Strange behaviour of replace-regular-expression (?)

Strange behaviour of replace-regular-expression (?)

Post by Alois Stein » Sat, 16 May 1992 23:32:49



While trying to recover an damaged archive file I obtained an
`almost' valid fortran file:
There are a lot of lines starting with single letters.
Now I tried to remove these lines by
(replace regular-expression "^[^cC0-9* ].*$" "" nil)
This deleted all lines of the file, including comments and fortran lines
starting with blanks.
When I did a 're-serach-forward' with the same regexp, I found
precisely the lines I wished to remove.

After playing a while on a narrowed region, I succeeded on that region,
but the rest of the file was deleted again.

Is there a different behaviour of these regexps in search and replace?

Any help appreciated!

(Current version: 18.57)

With kind regards

--

___________________________________________________________________________

Alois Steindl,                  Tel.: (0222) 58801 / 5529      
Inst. for Mechanics II,         Fax.: (0222) 5875863
TU Vienna,
A-1040 Wiedner Hauptstr. 8-10  
___________________________________________________________________________

 
 
 

Strange behaviour of replace-regular-expression (?)

Post by Pete Peters » Thu, 28 May 1992 21:41:39



 >While trying to recover an damaged archive file I obtained an
 >`almost' valid fortran file:
 >There are a lot of lines starting with single letters.
 >Now I tried to remove these lines by
 >(replace regular-expression "^[^cC0-9* ].*$" "" nil)
 >This deleted all lines of the file, including comments and fortran lines
 >starting with blanks.
 >When I did a 're-serach-forward' with the same regexp, I found
 >precisely the lines I wished to remove.
 >
 >After playing a while on a narrowed region, I succeeded on that region,
 >but the rest of the file was deleted again.
 >
 >Is there a different behaviour of these regexps in search and replace?
 >
 >Any help appreciated!
 >
 >(Current version: 18.57)
 >
 >With kind regards
 >  
 >--
 >
 >___________________________________________________________________________
 >
 >Alois Steindl,                     Tel.: (0222) 58801 / 5529      
 >Inst. for Mechanics II,            Fax.: (0222) 5875863
 >TU Vienna,
 >A-1040 Wiedner Hauptstr. 8-10      
 >___________________________________________________________________________

Emacs regular expressions are less "line-oriented" than we are accustomed
to from other Unix tools which operate on single-line buffers and patterns.
One tends to forget that one can match newlines in the pattern.
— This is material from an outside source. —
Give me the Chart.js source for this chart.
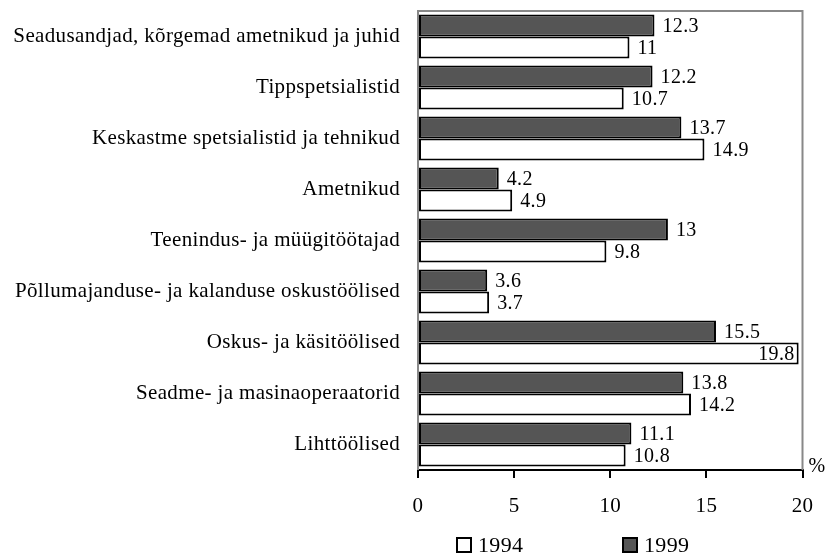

The problem is that your "(replace-regexp  "^[^cC0-9* ].*$" "" nil)"
replaces the text on the offending lines but leaves the linefeed.

The pointer is now pointing to the linefeed which matches "[^cC0-9* ]", so
everything up to the next linefeed is deleted and the process continues.
Everything following the first offending line will be deleted.

If you want to replace the offending lines with blank lines, you could, for
instance, do:
        (replace-regexp  "^[^cC0-9* \\n].*$" "" nil)

If you want to delete the whole line, including the linefeed, you could do
something like:
        (replace-regexp  "^[^cC0-9* ].*\\n" "" nil)

where the "\\" is just "\" if you're typing it interactively using
"M-x replace-regexp".

        pete peterson

        {decvax,mit-eddie}!genrad!rep
        (508)369-4400 x2478; Home: (508)256-5829